A l’occasion de l’exposition consacrée l’an passé à Gustave Doré au musée d’Orsay paraît un ouvrage qui promet de faire référence sur cet artiste prolifique, tant par sa riche iconographie que par ses textes de fond. Talent précoce et protéiforme, caricaturiste, pionnier de la bande dessinée, graveur, peintre, sculpteur sur le tard, Doré avait entrepris d’illustrer les œuvres des auteurs qui lui tenaient le plus à cœur : Rabelais, L’Arioste, Cervantès, Perrault, La Fontaine, Chateaubriand, Balzac, Poe… Si certains, comme Proudhon, lui reprochent de transformer les grands classiques en produits de luxe inaccessibles au peuple, d’autres, comme Zola, saluent son génie : « On appelle ça illustrer un ouvrage : moi, je prétends que c’est le refaire. Au lieu d’un chef-d’œuvre, l’esprit humain en compte deux. C’est une même pensée traduite en deux langues. »

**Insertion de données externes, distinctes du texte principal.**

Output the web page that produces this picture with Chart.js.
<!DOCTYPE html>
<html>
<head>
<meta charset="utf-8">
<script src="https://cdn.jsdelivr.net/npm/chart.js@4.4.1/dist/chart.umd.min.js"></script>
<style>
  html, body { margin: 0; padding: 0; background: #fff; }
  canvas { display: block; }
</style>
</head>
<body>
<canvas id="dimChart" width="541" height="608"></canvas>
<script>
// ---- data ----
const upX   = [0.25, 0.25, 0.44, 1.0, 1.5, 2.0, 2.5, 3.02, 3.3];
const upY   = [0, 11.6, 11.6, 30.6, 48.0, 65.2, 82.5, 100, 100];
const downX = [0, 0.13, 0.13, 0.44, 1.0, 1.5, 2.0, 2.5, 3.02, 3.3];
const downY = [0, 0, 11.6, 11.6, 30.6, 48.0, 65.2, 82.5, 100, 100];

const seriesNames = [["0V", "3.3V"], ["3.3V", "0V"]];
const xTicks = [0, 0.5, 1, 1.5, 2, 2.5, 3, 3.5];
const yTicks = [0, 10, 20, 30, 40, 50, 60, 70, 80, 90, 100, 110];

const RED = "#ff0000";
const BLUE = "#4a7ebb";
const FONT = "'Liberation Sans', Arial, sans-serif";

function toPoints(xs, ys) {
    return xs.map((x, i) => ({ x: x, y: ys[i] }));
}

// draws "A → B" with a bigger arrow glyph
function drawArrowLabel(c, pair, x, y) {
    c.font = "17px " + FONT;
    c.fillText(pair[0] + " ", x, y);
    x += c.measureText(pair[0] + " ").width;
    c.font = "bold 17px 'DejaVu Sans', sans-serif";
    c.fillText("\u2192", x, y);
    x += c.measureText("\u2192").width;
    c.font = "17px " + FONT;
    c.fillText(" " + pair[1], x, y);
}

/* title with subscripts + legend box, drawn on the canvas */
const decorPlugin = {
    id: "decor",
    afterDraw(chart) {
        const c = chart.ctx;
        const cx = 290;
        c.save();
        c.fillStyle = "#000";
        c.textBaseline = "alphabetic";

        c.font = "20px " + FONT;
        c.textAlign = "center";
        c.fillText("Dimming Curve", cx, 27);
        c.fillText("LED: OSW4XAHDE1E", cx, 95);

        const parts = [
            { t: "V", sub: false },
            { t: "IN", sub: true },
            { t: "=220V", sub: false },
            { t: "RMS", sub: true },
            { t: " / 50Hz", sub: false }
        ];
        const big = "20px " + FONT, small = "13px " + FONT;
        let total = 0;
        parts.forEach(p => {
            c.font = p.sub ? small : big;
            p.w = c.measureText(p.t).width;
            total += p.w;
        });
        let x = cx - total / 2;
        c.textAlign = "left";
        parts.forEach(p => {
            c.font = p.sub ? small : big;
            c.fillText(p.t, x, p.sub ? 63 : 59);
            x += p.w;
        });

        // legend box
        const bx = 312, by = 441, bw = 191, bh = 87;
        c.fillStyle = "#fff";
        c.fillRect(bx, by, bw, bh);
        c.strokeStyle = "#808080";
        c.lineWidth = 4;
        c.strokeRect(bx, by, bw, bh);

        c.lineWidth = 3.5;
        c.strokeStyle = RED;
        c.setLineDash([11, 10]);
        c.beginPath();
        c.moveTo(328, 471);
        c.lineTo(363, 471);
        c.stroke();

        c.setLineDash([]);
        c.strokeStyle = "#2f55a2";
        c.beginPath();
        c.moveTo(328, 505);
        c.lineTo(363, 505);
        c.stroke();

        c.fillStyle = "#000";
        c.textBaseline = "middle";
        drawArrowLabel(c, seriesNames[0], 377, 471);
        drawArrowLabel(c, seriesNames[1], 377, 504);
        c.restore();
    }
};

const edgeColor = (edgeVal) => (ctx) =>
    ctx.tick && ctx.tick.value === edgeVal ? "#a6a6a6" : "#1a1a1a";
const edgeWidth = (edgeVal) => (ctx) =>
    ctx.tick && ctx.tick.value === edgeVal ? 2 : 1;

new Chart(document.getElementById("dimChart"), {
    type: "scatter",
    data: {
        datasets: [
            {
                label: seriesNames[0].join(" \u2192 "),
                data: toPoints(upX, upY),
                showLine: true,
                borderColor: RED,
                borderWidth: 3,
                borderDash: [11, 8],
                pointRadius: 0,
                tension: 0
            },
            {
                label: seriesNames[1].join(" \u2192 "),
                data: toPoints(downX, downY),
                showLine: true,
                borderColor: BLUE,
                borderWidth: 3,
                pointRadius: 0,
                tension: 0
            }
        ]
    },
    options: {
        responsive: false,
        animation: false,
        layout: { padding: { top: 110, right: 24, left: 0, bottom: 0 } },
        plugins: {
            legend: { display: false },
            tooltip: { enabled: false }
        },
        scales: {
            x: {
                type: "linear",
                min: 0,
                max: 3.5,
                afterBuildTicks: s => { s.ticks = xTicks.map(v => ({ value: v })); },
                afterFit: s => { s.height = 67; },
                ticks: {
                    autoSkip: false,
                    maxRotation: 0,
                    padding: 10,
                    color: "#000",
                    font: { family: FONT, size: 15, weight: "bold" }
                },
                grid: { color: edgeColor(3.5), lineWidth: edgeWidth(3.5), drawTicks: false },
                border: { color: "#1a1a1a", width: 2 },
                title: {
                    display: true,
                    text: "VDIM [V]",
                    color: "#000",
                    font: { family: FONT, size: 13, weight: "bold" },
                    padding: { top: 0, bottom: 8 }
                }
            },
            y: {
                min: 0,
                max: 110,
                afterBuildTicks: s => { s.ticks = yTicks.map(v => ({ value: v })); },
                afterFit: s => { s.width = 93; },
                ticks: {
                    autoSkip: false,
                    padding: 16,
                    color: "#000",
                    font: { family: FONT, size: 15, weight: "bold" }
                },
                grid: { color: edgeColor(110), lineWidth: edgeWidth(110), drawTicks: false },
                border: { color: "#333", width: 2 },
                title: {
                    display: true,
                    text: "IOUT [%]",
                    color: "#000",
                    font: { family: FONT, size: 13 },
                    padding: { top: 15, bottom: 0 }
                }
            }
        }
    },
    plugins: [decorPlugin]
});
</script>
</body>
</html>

Doré profite de ses voyages pour réaliser d’immenses paysages, avec une prédilection pour les Alpes et pour les brumes écossaises, puisant à la fois du côté du naturalisme et du fantastique. Doté d’une mémoire visuelle quasi-photographique, il aime à dire qu’il a « du collodion plein la tête ». Le chapitre consacré à la réalisation des illustrations de son pèlerinage à Londres est particulièrement éclairant sur sa manière de travailler, ses notes prises à la dérobée en pleine rue, ses mises en scène de la misère urbaine et du grouillement démographique. Ses tableaux d’inspiration biblique lui vaudront ses succès américains, malgré une théâtralité et un goût du spectacle souvent réprouvés par ses contemporains et notamment par les critiques chrétiens. L’histoire de son temps ne le laissera pas non plus indifférent et il y trouvera quelques grands motifs : les guerres de Crimée et d’Italie et surtout ses trois tableaux intitulés Souvenirs de 1870, ces « grandes grisailles funèbres » parmi lesquelles la fameuse Enigme.

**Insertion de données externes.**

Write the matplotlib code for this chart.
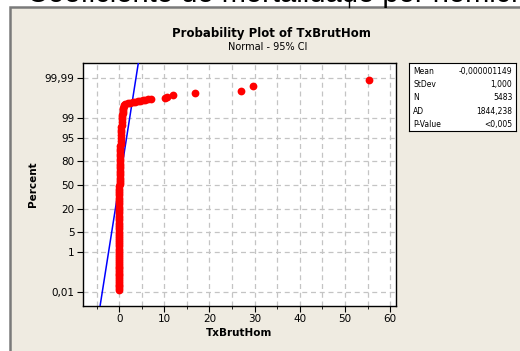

Le dernier chapitre est consacré à l’influence qu’a eu Doré sur le cinéma, de Méliès à Terry Gilliam en passant par Disney ou Cocteau. Dans une des contributions de l’ouvrage, Baldine Saint-Girons écrit : « Il faut soit lui ôter le nom d’illustrateur, soit restituer à l’illustrateur le génie dont on l’a privé en mésestimant l’héroïsme qu’exige la rivalité créatrice avec les “monstres du sublime” : la Bible, Homère, Dante, Shakespeare. » Doré souffrira pourtant toujours de ne pas être reconnu comme peintre, enfermé dans son rôle d’illustrateur par la critique de son temps.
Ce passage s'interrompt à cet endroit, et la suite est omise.